Kritisch äußerte sich Nagel gegenüber dem Tagesspiegel zur Praxis im energetischen Stadtumbau. "Wenn wir an den Fassaden noch mehr Wärmedämmung anbringen, dann sehen alle unsere Häuser wie verquollene Gesichter aus", sagte er. Man müsse hier "mit Augenmaß vorgehen, an verschiedenen Stellschrauben drehen und auch über neue Baustoffe nachdenken". Hochhäuser sind für Nagel keine Option. Ein Gebäude sollte maximal sieben Geschosse haben, so Nagel.

Trotz der anhaltenden baulichen Verdichtung in den Innenstädten müssten öffentliche Flächen, Grünanlagen und Gemeinschaftseinrichtungen mehr Gewicht erhalten. So steht es in der Empfehlung der Stiftung an die Bundesregierung. Dabei räumt sie ein, dass die Planung und der Bau von großen Neubauprojekten die großen Städte "vor kaum lösbare Aufgaben" stellt. Bei aller Not sollte aber nicht nur der Bedarf an Wohnraum gesehen werden, es gehöre auch die soziale Einbindung der Mieter dazu. Integration beginne beim Wohnen. "Bauliche Schnellschüsse" seien möglichst zu vermeiden.

Tatsächlich gibt es in Deutschland einen enormen Bauboom. Nach Angaben der Bundesstiftung lag das Bauvolumen 2015 bei 341 Milliarden Euro. Drei Viertel gehen in die Sanierung und Erhaltung. Der Neubau in den Zentren der großen Städte stoße hingegen vielerorts an Grenzen "was Akzeptanz, Dichte und die gleichzeitig erforderlichen Freiräume betrifft", heißt es im Bericht. Angesichts der aktuellen Preisspirale in den Innenstädten könnte eine Abwanderung in Umlandregionen aber eine Folge sein. Die Bundesstiftung sieht darin "Aufgabe und Chance zugleich" und lenkt den Blick auf die ländlichen Regionen, auf Klein- und Mittelstädte. Mehr Lebensqualität durch Baukultur, wird auch dort gefordert. Immerhin leben zwei Drittel der deutschen Bevölkerung in Regionen außerhalb der Ballungsgebiete.

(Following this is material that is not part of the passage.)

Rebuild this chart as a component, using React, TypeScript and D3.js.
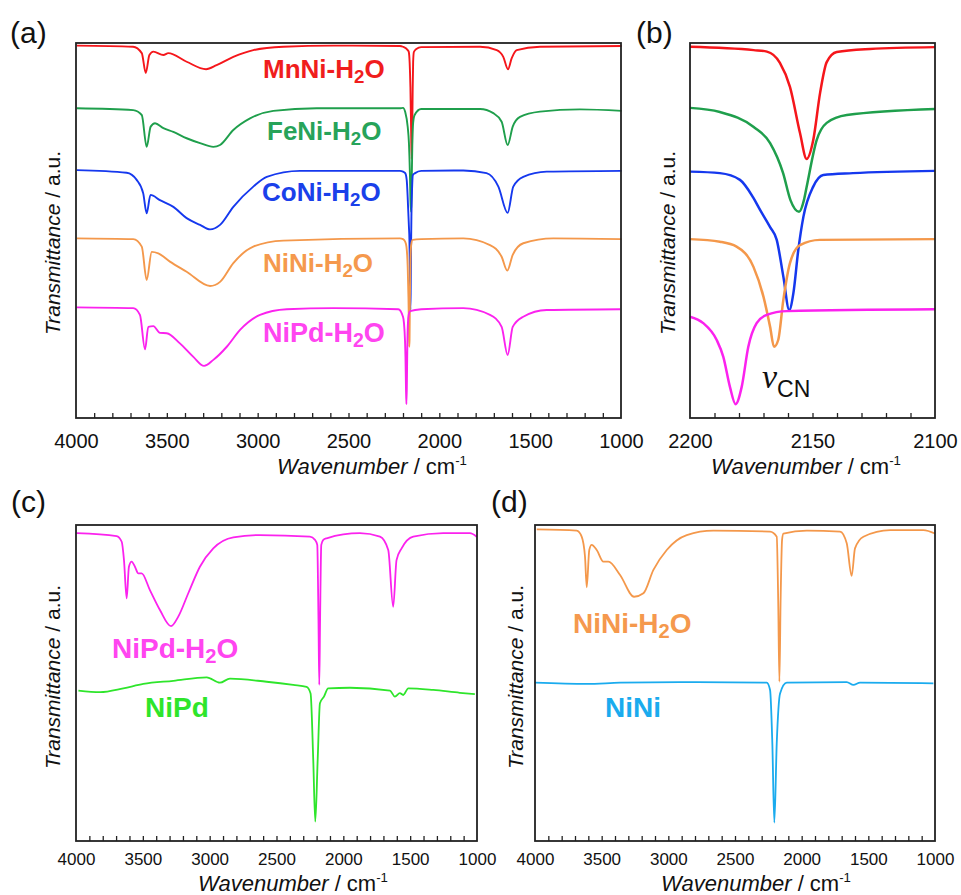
import React, { useEffect, useRef } from 'react';
import * as d3 from 'd3';

type Pt = [number, number]; // [wavenumber cm-1, transmittance a.u.]

const FONT = "'Liberation Sans', Arial, Helvetica, sans-serif";

// ---- panel (a)/(b): five hydrated samples, shared vertical scale ----
const seriesNames = ['MnNi-H2O', 'FeNi-H2O', 'CoNi-H2O', 'NiNi-H2O', 'NiPd-H2O'];
const seriesColors = ['#f5161b', '#1f9f4c', '#1538ee', '#f4984b', '#fb22ee'];
const labelColors = ['#f01d1d', '#27a35a', '#1a40ea', '#f5994d', '#ff45f0'];

// full range spectra (outside the CN window)
const mnNiWide: Pt[] = [
  [3996, 99.3], [3686, 99.0], [3638, 97.3], [3616, 92.0], [3596, 96.8], [3574, 97.7],
  [3519, 96.8], [3492, 97.3], [3391, 95.0], [3284, 93.0], [3226, 94.1], [3134, 96.3],
  [3024, 98.1], [2859, 99.0], [2585, 99.3], [2217, 99.2], [1776, 99.0], [1684, 98.1],
  [1648, 96.3], [1622, 93.0], [1602, 95.9], [1574, 98.1], [1446, 99.0], [996, 99.2],
];
const feNiWide: Pt[] = [
  [3996, 82.6], [3685, 82.1], [3638, 80.8], [3611, 72.3], [3589, 77.7], [3565, 78.6],
  [3519, 77.3], [3464, 76.3], [3391, 74.6], [3317, 73.3], [3244, 72.3], [3207, 72.8],
  [3134, 76.8], [3042, 79.9], [2914, 81.9], [2675, 82.6], [2217, 82.6], [2051, 82.4],
  [1776, 82.4], [1703, 81.3], [1657, 79.0], [1624, 72.8], [1596, 77.7], [1556, 80.3],
  [1446, 81.7], [1226, 82.3], [996, 81.9],
];
const coNiWide: Pt[] = [
  [3996, 66.1], [3721, 65.4], [3666, 63.5], [3630, 59.9], [3611, 54.6], [3590, 59.5],
  [3538, 58.1], [3464, 56.3], [3391, 53.3], [3317, 51.5], [3262, 50.3], [3207, 51.5],
  [3134, 56.3], [3024, 61.7], [2950, 64.3], [2767, 65.9], [2217, 65.9], [1868, 66.0],
  [1740, 65.3], [1675, 61.7], [1624, 54.7], [1593, 61.7], [1538, 64.3], [1409, 65.7],
  [996, 65.9],
];
const niNiWide: Pt[] = [
  [3996, 47.9], [3685, 47.7], [3638, 45.7], [3611, 36.8], [3583, 44.3], [3547, 43.9],
  [3483, 41.7], [3391, 39.0], [3262, 35.2], [3207, 36.3], [3134, 41.3], [3024, 45.7],
  [2859, 47.3], [2217, 47.9], [1868, 47.9], [1721, 46.1], [1657, 43.0], [1626, 39.3],
  [1596, 43.5], [1538, 46.6], [1373, 47.9], [996, 47.7],
];
const niPdWide: Pt[] = [
  [3996, 29.5], [3685, 29.3], [3648, 27.5], [3620, 18.3], [3602, 24.3], [3574, 24.5],
  [3538, 22.7], [3501, 22.6], [3428, 19.9], [3354, 16.3], [3295, 13.9], [3244, 15.5],
  [3170, 19.0], [3097, 23.5], [2987, 27.5], [2840, 29.0], [2584, 29.3], [2226, 29.0],
  [1868, 29.3], [1721, 27.5], [1657, 24.3], [1624, 16.8], [1596, 24.3], [1538, 27.0],
  [1409, 28.8], [1005, 29.0],
];

// CN stretching window 2200-2100 cm-1
const mnNiCN: Pt[] = [
  [2200, 99.0], [2174, 98.1], [2168.6, 97.7], [2163.3, 94.7], [2159.2, 88.3], [2155.1, 76.0],
  [2152.4, 69.1], [2149.7, 74.1], [2146.9, 86.7], [2144.2, 94.9], [2140.1, 97.6],
  [2126.5, 98.4], [2100, 98.9],
];
const feNiCN: Pt[] = [
  [2200, 82.7], [2187.8, 81.6], [2174, 77.6], [2167.3, 73.3], [2162, 65.3], [2159, 58.1],
  [2155.5, 55.0], [2153.5, 58.1], [2152.4, 61.6], [2148.3, 74.1], [2144.2, 78.7],
  [2136, 80.8], [2100, 82.4],
];
const coNiCN: Pt[] = [
  [2200, 65.7], [2187.8, 65.3], [2179.6, 63.5], [2174.3, 58.9], [2171.4, 55.5], [2167.3, 50.9],
  [2164.6, 47.5], [2161.9, 37.7], [2159.5, 28.8], [2157.8, 33.3], [2155.8, 44.8],
  [2153.7, 53.7], [2149.7, 61.7], [2145.6, 64.8], [2133.5, 65.3], [2100, 65.9],
];
const niNiCN: Pt[] = [
  [2200, 47.7], [2187.8, 47.0], [2181, 45.7], [2174.1, 40.3], [2170, 32.3], [2167.3, 24.3],
  [2165.7, 19.0], [2164, 20.8], [2161.9, 31.5], [2159.2, 41.3], [2155.1, 46.1],
  [2147, 47.5], [2100, 47.7],
];
const niPdCN: Pt[] = [
  [2200, 27.0], [2194.6, 25.3], [2189.1, 20.8], [2186.4, 16.3], [2183.7, 8.3], [2181.4, 3.7],
  [2178.9, 8.3], [2176.2, 19.0], [2172.8, 25.3], [2168.7, 27.5], [2160.5, 28.5], [2100, 29.0],
];

const wideSpectra = [mnNiWide, feNiWide, coNiWide, niNiWide, niPdWide];
const cnSpectra = [mnNiCN, feNiCN, coNiCN, niNiCN, niPdCN];

// ---- panel (c): NiPd hydrated vs dry ----
const niPdH2OFull: Pt[] = [
  [3995, 97.4], [3696, 96.5], [3658, 94.7], [3641, 88.9], [3621, 76.8], [3604, 86.8],
  [3584, 88.4], [3559, 86.8], [3534, 84.7], [3509, 84.7], [3447, 79.4], [3372, 73.1],
  [3289, 68.0], [3235, 71.0], [3160, 78.4], [3073, 86.8], [2973, 92.6], [2823, 96.1],
  [2624, 96.8], [2250, 96.3], [2212, 95.3], [2195, 93.7], [2186, 70.0], [2180, 49.4],
  [2174, 70.0], [2165, 93.7], [2150, 95.3], [2125, 95.8], [1876, 97.4], [1726, 96.3],
  [1664, 92.1], [1627, 74.1], [1602, 88.9], [1564, 92.6], [1477, 96.3], [1253, 97.4],
  [1053, 97.4], [1003, 96.3],
];
const niPdDry: Pt[] = [
  [3982, 47.6], [3820, 47.1], [3646, 48.3], [3497, 49.7], [3272, 50.7], [3022, 51.8],
  [2923, 50.1], [2848, 51.4], [2574, 50.4], [2375, 49.4], [2275, 48.8], [2245, 46.7],
  [2225, 25.6], [2210, 6.1], [2192, 25.6], [2175, 43.6], [2145, 45.7], [2113, 48.3],
  [1951, 48.5], [1651, 47.6], [1614, 45.7], [1577, 46.8], [1552, 46.2], [1514, 48.3],
  [1327, 47.8], [1128, 46.9], [1016, 46.5],
];

// ---- panel (d): NiNi hydrated vs dry ----
const niNiH2OFull: Pt[] = [
  [3987, 98.6], [3687, 98.2], [3650, 96.3], [3625, 90.0], [3612, 80.3], [3593, 92.1],
  [3575, 93.7], [3537, 92.1], [3487, 88.4], [3450, 88.4], [3362, 84.2], [3257, 77.3],
  [3187, 78.4], [3112, 85.8], [3012, 92.1], [2862, 96.8], [2662, 98.2], [2237, 97.9],
  [2187, 96.3], [2176, 76.0], [2167, 50.4], [2158, 76.0], [2147, 95.3], [2137, 97.3],
  [1962, 98.2], [1712, 97.9], [1662, 94.2], [1625, 83.9], [1600, 92.6], [1537, 96.3],
  [1337, 98.4], [1087, 98.4], [1000, 97.3],
];
const niNiDry: Pt[] = [
  [4000, 50.1], [3612, 49.7], [3362, 50.1], [2912, 50.3], [2262, 50.1], [2237, 47.8],
  [2220, 30.9], [2205, 5.8], [2187, 30.9], [2162, 46.7], [2112, 50.1], [1662, 50.3],
  [1612, 49.4], [1562, 50.1], [1012, 49.9],
];

const wideTicks = [4000, 3500, 3000, 2500, 2000, 1500, 1000];
const cnTicks = [2200, 2150, 2100];

type Box = { left: number; right: number; top: number; bottom: number };
type Line = { pts: Pt[]; color: string };

function Chem({ name }: { name: string }) {
  // renders e.g. "NiNi-H2O" with a subscript 2
  const i = name.indexOf('H2O');
  if (i < 0) return <>{name}</>;
  return (
    <>
      {name.slice(0, i)}H
      <tspan fontSize="72%" dy={5}>2</tspan>
      <tspan dy={-5}>O</tspan>
    </>
  );
}

function Panel(props: {
  box: Box;
  xDomain: [number, number];
  minorStep: number;
  majors: number[];
  tickFont: number;
  tickPad: number;
  lines: Line[];
  strokeWidth: number;
  xTitle: [number, number];
  yTitle: [number, number];
  letter: string;
  letterPos: [number, number];
  children?: React.ReactNode;
}) {
  const { box, xDomain, minorStep, majors, tickFont, tickPad, lines, strokeWidth } = props;
  const tickRef = useRef<SVGGElement>(null);
  const labelRef = useRef<SVGGElement>(null);

  const x = d3.scaleLinear().domain(xDomain).range([box.left, box.right]);
  const y = d3.scaleLinear().domain([0, 100]).range([box.bottom, box.top]);
  const line = d3
    .line<Pt>()
    .x(d => x(d[0]))
    .y(d => y(d[1]))
    .curve(d3.curveMonotoneX);

  useEffect(() => {
    const hi = Math.max(...xDomain);
    const lo = Math.min(...xDomain);
    const minor: number[] = [];
    for (let v = lo + minorStep; v < hi - minorStep / 2; v += minorStep) minor.push(Math.round(v));

    const tg = d3.select(tickRef.current);
    tg.selectAll('*').remove();
    tg.call(d3.axisBottom(x).tickValues(minor).tickSize(-5).tickFormat(() => ''));
    tg.selectAll('.domain').remove();
    tg.selectAll('line').attr('stroke', '#222').attr('stroke-width', 1.3);

    const lg = d3.select(labelRef.current);
    lg.selectAll('*').remove();
    lg.call(d3.axisBottom(x).tickValues(majors).tickSize(0).tickPadding(tickPad).tickFormat(d3.format('d')));
    lg.selectAll('.domain').remove();
    lg.selectAll('text')
      .attr('font-size', tickFont)
      .attr('font-family', FONT)
      .attr('fill', '#111');
  }, []);

  return (
    <g>
      <text x={props.letterPos[0]} y={props.letterPos[1]} fontSize={30} fontFamily={FONT} fill="#111">
        {props.letter}
      </text>
      {lines.map((l, i) => (
        <path key={i} d={line(l.pts) || ''} fill="none" stroke={l.color} strokeWidth={strokeWidth} strokeLinejoin="round" />
      ))}
      <rect
        x={box.left}
        y={box.top}
        width={box.right - box.left}
        height={box.bottom - box.top}
        fill="none"
        stroke="#222"
        strokeWidth={1.8}
      />
      <g ref={tickRef} transform={`translate(0,${box.bottom})`} />
      <g ref={labelRef} transform={`translate(0,${box.bottom})`} />
      <text x={props.xTitle[0]} y={props.xTitle[1]} fontSize={22} fontFamily={FONT} fill="#111" textAnchor="middle">
        <tspan fontStyle="italic">Wavenumber</tspan> / cm
        <tspan fontSize="60%" dy={-9}>-1</tspan>
      </text>
      <text
        transform={`translate(${props.yTitle[0]},${props.yTitle[1]}) rotate(-90)`}
        fontSize={21}
        fontFamily={FONT}
        fill="#111"
        textAnchor="middle"
      >
        <tspan fontStyle="italic">Transmittance</tspan> / a.u.
      </text>
      {props.children}
    </g>
  );
}

const mergeCN = (wide: Pt[], cn: Pt[]): Pt[] =>
  wide
    .filter(p => p[0] > 2200 || p[0] < 2100)
    .concat(cn)
    .sort((a, b) => b[0] - a[0]);

const labelPosA: [number, number, number][] = [
  [263, 78, 26],
  [267, 140, 26],
  [262, 201, 26],
  [263, 272, 26],
  [263, 342, 27],
];

export default function App() {
  const boxA = { left: 76, right: 621, top: 43, bottom: 418 };
  const boxB = { left: 690, right: 935, top: 43, bottom: 418 };
  const boxC = { left: 76, right: 477, top: 525, bottom: 841 };
  const boxD = { left: 535, right: 935, top: 525, bottom: 841 };

  const linesA = seriesNames.map((_, i) => ({ pts: mergeCN(wideSpectra[i], cnSpectra[i]), color: seriesColors[i] }));
  const linesB = seriesNames.map((_, i) => ({ pts: cnSpectra[i], color: seriesColors[i] }));

  return (
    <svg width={961} height={895} style={{ position: 'absolute', left: 0, top: 0, background: '#fff' }}>
      <Panel
        box={boxA}
        xDomain={[4000, 1000]}
        minorStep={100}
        majors={wideTicks}
        tickFont={20}
        tickPad={16}
        lines={linesA}
        strokeWidth={1.9}
        xTitle={[372, 474]}
        yTitle={[60, 243]}
        letter="(a)"
        letterPos={[10, 43]}
      >
        {seriesNames.map((n, i) => (
          <text
            key={n}
            x={labelPosA[i][0]}
            y={labelPosA[i][1]}
            fontSize={labelPosA[i][2]}
            fontWeight="bold"
            fontFamily={FONT}
            fill={labelColors[i]}
          >
            <Chem name={n} />
          </text>
        ))}
      </Panel>
      <Panel
        box={boxB}
        xDomain={[2200, 2100]}
        minorStep={10}
        majors={cnTicks}
        tickFont={20}
        tickPad={16}
        lines={linesB}
        strokeWidth={2.5}
        xTitle={[806, 474]}
        yTitle={[675, 243]}
        letter="(b)"
        letterPos={[636, 43]}
      >
        <text x={762} y={388} fill="#111">
          <tspan fontFamily="'Liberation Serif', 'Times New Roman', serif" fontStyle="italic" fontSize={34}>
            ν
          </tspan>
          <tspan fontFamily={FONT} fontSize={23} dy={9}>
            CN
          </tspan>
        </text>
      </Panel>
      <Panel
        box={boxC}
        xDomain={[4000, 1000]}
        minorStep={100}
        majors={wideTicks}
        tickFont={17}
        tickPad={12}
        lines={[
          { pts: niPdH2OFull, color: seriesColors[4] },
          { pts: niPdDry, color: '#2ee52b' },
        ]}
        strokeWidth={1.8}
        xTitle={[293, 891]}
        yTitle={[60, 677]}
        letter="(c)"
        letterPos={[11, 512]}
      >
        <text x={112} y={658} fontSize={28} fontWeight="bold" fontFamily={FONT} fill={labelColors[4]}>
          <Chem name="NiPd-H2O" />
        </text>
        <text x={145} y={717} fontSize={28} fontWeight="bold" fontFamily={FONT} fill="#2ee52b">
          NiPd
        </text>
      </Panel>
      <Panel
        box={boxD}
        xDomain={[4000, 1000]}
        minorStep={100}
        majors={wideTicks}
        tickFont={17}
        tickPad={12}
        lines={[
          { pts: niNiH2OFull, color: seriesColors[3] },
          { pts: niNiDry, color: '#1aabee' },
        ]}
        strokeWidth={1.8}
        xTitle={[756, 891]}
        yTitle={[523, 677]}
        letter="(d)"
        letterPos={[491, 512]}
      >
        <text x={573} y={633} fontSize={28} fontWeight="bold" fontFamily={FONT} fill={labelColors[3]}>
          <Chem name="NiNi-H2O" />
        </text>
        <text x={605} y={717} fontSize={28} fontWeight="bold" fontFamily={FONT} fill="#1aabee">
          NiNi
        </text>
      </Panel>
    </svg>
  );
}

Bundesregierung befürwortet Hinwendung zum ländlichen Raum

Die Bundesregierung unterstützt die Hinwendung zum ländlichen Raum. In einer Stellungnahme zum Baukulturbericht betont sie, es sei wichtig, "alle Betroffenen frühzeitig an der Planung von Bauvorhaben zu beteiligen". Weiter heißt es, "die Baulandschaft prägt das Zugehörigkeitsgefühl und die Identifikation der Menschen mit ihrer Heimat". Bei der Stiftung sieht man aber auch die vielfältigen Wechselbeziehungen zwischen großstädtischen Siedlungen und den ländlichen Räumen. Die Stichworte lauten "Vernetzung", "Zwischenräume" und "dezentrale Strukturen". Stromleitungen und Windparks sowie Verkehrsprojekte dürften das Landschaftsbild nicht beeinträchtigen. Vielmehr sollten Bauten der Energiewende und des Klimaschutzes als "Gestaltungsaufgabe" begriffen werden.

"Um mehr Akzeptanz von Bauprojekten zu erreichen, müsse bei der Planungskultur angesetzt werden", empfehlen die Experten: "Es gelte, Regeln und Normen zu überprüfen und ein Gefühl der gemeinsamen Verantwortung bei Politik, Architekten und Ingenieuren zu wecken."